▶ _TASK DIRECTIONS_
Copy every line in which the string "React" occurs.

* * * * * * * * *

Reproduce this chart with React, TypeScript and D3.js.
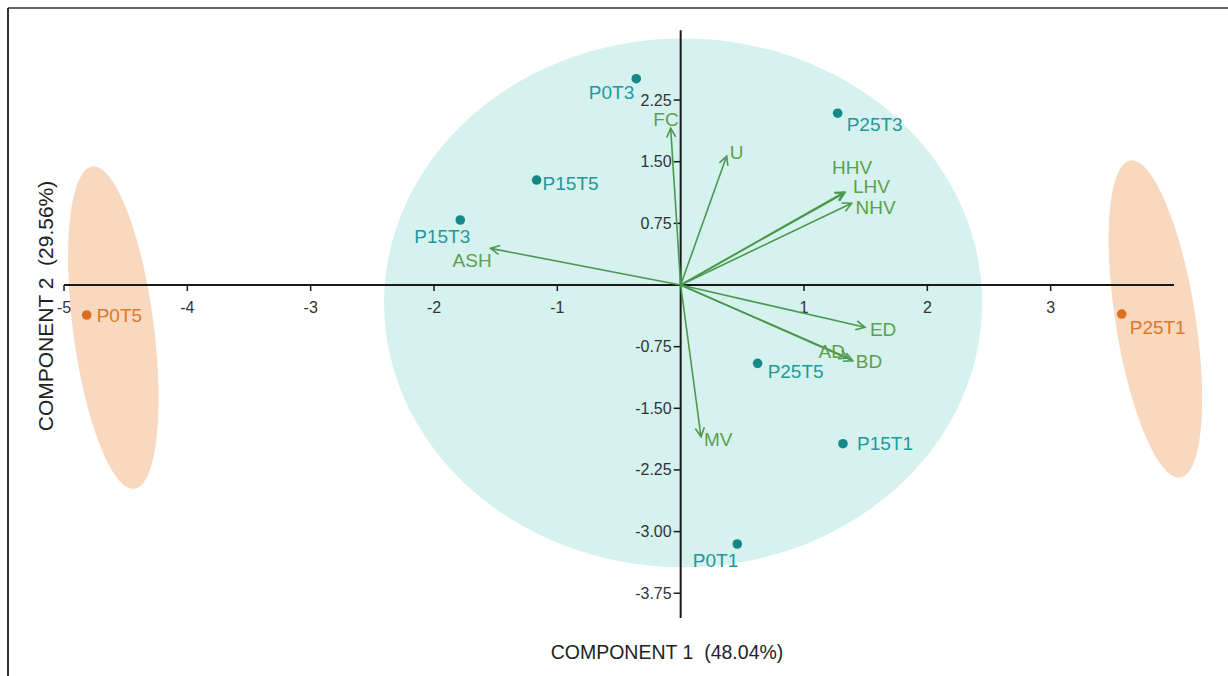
import React from "react";
import * as d3 from "d3";

// Sample scores on the first two principal components
const sampleNames = ["P0T3", "P25T3", "P15T5", "P15T3", "P25T5", "P15T1", "P0T1", "P0T5", "P25T1"];
const sampleX = [-0.36, 1.273, -1.168, -1.787, 0.624, 1.316, 0.459, -4.816, 3.576];
const sampleY = [2.51, 2.09, 1.277, 0.791, -0.953, -1.931, -3.151, -0.365, -0.353];
const sampleGroup = ["core", "core", "core", "core", "core", "core", "core", "outer", "outer"];

// Variable loadings (biplot vectors)
const varNames = ["FC", "U", "HHV", "LHV", "NHV", "ASH", "ED", "AD", "BD", "MV"];
const varX = [-0.081, 0.373, 1.325, 1.332, 1.386, -1.541, 1.494, 1.357, 1.395, 0.165];
const varY = [1.906, 1.569, 1.13, 1.123, 0.994, 0.446, -0.515, -0.888, -0.921, -1.846];

// Group ellipses: centre, major half-axis vector, minor half-axis vector (data units)
const ellipseGroup = ["core", "outer", "outer"];
const ellipseCenterX = [0.02, -4.6, 3.849];
const ellipseCenterY = [-0.217, -0.518, -0.413];
const ellipseMajorX = [0, 0.17, 0.203];
const ellipseMajorY = [3.217, -1.96, -1.928];
const ellipseMinorX = [2.425, 0.325, 0.32];
const ellipseMinorY = [0, 0.06, 0.075];

// Axis ticks
const xTicks = [-5, -4, -3, -2, -1, 1, 2, 3];
const yTicks = [2.25, 1.5, 0.75, -0.75, -1.5, -2.25, -3.0, -3.75];

const xTitle = "COMPONENT 1  (48.04%)";
const yTitle = "COMPONENT 2  (29.56%)";

const W = 1228;
const H = 676;

const colors: Record<string, { fill: string; point: string; label: string }> = {
  core: { fill: "#d5f2ef", point: "#15888a", label: "#23989b" },
  outer: { fill: "#f8d8bf", point: "#dc6e1c", label: "#df7826" },
};
const arrowColor = "#4c984e";
const varLabelColor = "#5f9f4b";

// label placement: [dx, dy, anchor]
const sampleLabelPos: Record<string, [number, number, string]> = {
  P0T3: [-2, 14, "end"],
  P25T3: [9, 11, "start"],
  P15T5: [6, 3, "start"],
  P15T3: [10, 17, "end"],
  P25T5: [10, 8, "start"],
  P15T1: [14, 0, "start"],
  P0T1: [1, 16, "end"],
  P0T5: [10, 0, "start"],
  P25T1: [8, 13, "start"],
};
const varLabelPos: Record<string, [number, number, string]> = {
  FC: [8, -9, "end"],
  U: [3, -4, "start"],
  HHV: [-12, -25, "start"],
  LHV: [8, -6, "start"],
  NHV: [4, 4, "start"],
  ASH: [1, 12, "end"],
  ED: [5, 2, "start"],
  AD: [-3, -6, "end"],
  BD: [3, 1, "start"],
  MV: [3, 3, "start"],
};

export default function App() {
  const x = d3.scaleLinear().domain([-5, 4]).range([64, 1174]);
  const y = d3.scaleLinear().domain([-4.05, 3.1]).range([617.9, 30.2]);
  const x0 = x(0);
  const y0 = y(0);
  const font = "Arial, 'Liberation Sans', sans-serif";

  const ellipsePath = (i: number) => {
    const ts = d3.range(0, 361, 3).map((d) => (d * Math.PI) / 180);
    const line = d3
      .line<number>()
      .x((t) => x(ellipseCenterX[i] + Math.cos(t) * ellipseMajorX[i] + Math.sin(t) * ellipseMinorX[i]))
      .y((t) => y(ellipseCenterY[i] + Math.cos(t) * ellipseMajorY[i] + Math.sin(t) * ellipseMinorY[i]))
      .curve(d3.curveLinearClosed);
    return line(ts) || "";
  };

  const arrowHead = (tx: number, ty: number) => {
    const ang = Math.atan2(ty - y0, tx - x0);
    const len = 10;
    const spread = (27 * Math.PI) / 180;
    const a1 = ang + Math.PI - spread;
    const a2 = ang + Math.PI + spread;
    return `M${tx + len * Math.cos(a1)},${ty + len * Math.sin(a1)}L${tx},${ty}L${tx + len * Math.cos(a2)},${ty + len * Math.sin(a2)}`;
  };

  return (
    <svg
      width={W}
      height={H}
      style={{ position: "absolute", left: 0, top: 0, background: "#fff" }}
      fontFamily={font}
    >
      <rect x={0} y={0} width={W} height={H} fill="#fff" />
      {/* frame */}
      <line x1={8} y1={8} x2={W} y2={8} stroke="#333" strokeWidth={1.5} />
      <line x1={8} y1={8} x2={8} y2={H} stroke="#333" strokeWidth={2} />

      {/* group ellipses */}
      {ellipseGroup.map((g, i) => (
        <path key={"e" + i} d={ellipsePath(i)} fill={colors[g].fill} stroke="none" />
      ))}

      {/* axes */}
      <line x1={x(-5)} y1={y0} x2={x(4)} y2={y0} stroke="#1a1a1a" strokeWidth={2} />
      <line x1={x0} y1={y(3.1)} x2={x0} y2={y(-4.05)} stroke="#1a1a1a" strokeWidth={2} />
      {xTicks.map((t) => (
        <g key={"xt" + t}>
          <line x1={x(t)} y1={y0} x2={x(t)} y2={y0 + 6} stroke="#1a1a1a" strokeWidth={1.5} />
          <text x={x(t)} y={y0 + 22} textAnchor="middle" dominantBaseline="central" fontSize={16} fill="#333">
            {String(t)}
          </text>
        </g>
      ))}
      {yTicks.map((t) => (
        <g key={"yt" + t}>
          <line x1={x0 - 7} y1={y(t)} x2={x0} y2={y(t)} stroke="#1a1a1a" strokeWidth={1.5} />
          <text x={x0 - 9} y={y(t)} textAnchor="end" dominantBaseline="central" fontSize={16} fill="#333">
            {t.toFixed(2)}
          </text>
        </g>
      ))}

      {/* loading vectors */}
      {varNames.map((n, i) => {
        const tx = x(varX[i]);
        const ty = y(varY[i]);
        return (
          <g key={"v" + n}>
            <line x1={x0} y1={y0} x2={tx} y2={ty} stroke={arrowColor} strokeWidth={1.6} />
            <path d={arrowHead(tx, ty)} fill="none" stroke={arrowColor} strokeWidth={1.6} />
          </g>
        );
      })}
      {varNames.map((n, i) => {
        const [dx, dy, anchor] = varLabelPos[n];
        return (
          <text
            key={"vl" + n}
            x={x(varX[i]) + dx}
            y={y(varY[i]) + dy}
            textAnchor={anchor as any}
            dominantBaseline="central"
            fontSize={19}
            fill={varLabelColor}
          >
            {n}
          </text>
        );
      })}

      {/* sample scores */}
      {sampleNames.map((n, i) => (
        <circle key={"p" + n} cx={x(sampleX[i])} cy={y(sampleY[i])} r={4.8} fill={colors[sampleGroup[i]].point} />
      ))}
      {sampleNames.map((n, i) => {
        const [dx, dy, anchor] = sampleLabelPos[n];
        return (
          <text
            key={"pl" + n}
            x={x(sampleX[i]) + dx}
            y={y(sampleY[i]) + dy}
            textAnchor={anchor as any}
            dominantBaseline="central"
            fontSize={19}
            fill={colors[sampleGroup[i]].label}
          >
            {n}
          </text>
        );
      })}

      {/* axis titles */}
      <text
        x={667}
        y={652}
        textAnchor="middle"
        dominantBaseline="central"
        fontSize={19.5}
        fill="#222"
        style={{ whiteSpace: "pre" }}
      >
        {xTitle}
      </text>
      <text
        transform={`translate(45,306) rotate(-90)`}
        textAnchor="middle"
        dominantBaseline="central"
        fontSize={21}
        fill="#222"
        style={{ whiteSpace: "pre" }}
      >
        {yTitle}
      </text>
    </svg>
  );
}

* * * * * * * * *

▶ _ANSWER TO THIS PROBLEM_
Reproduce this chart with React, TypeScript and D3.js.
import React from "react";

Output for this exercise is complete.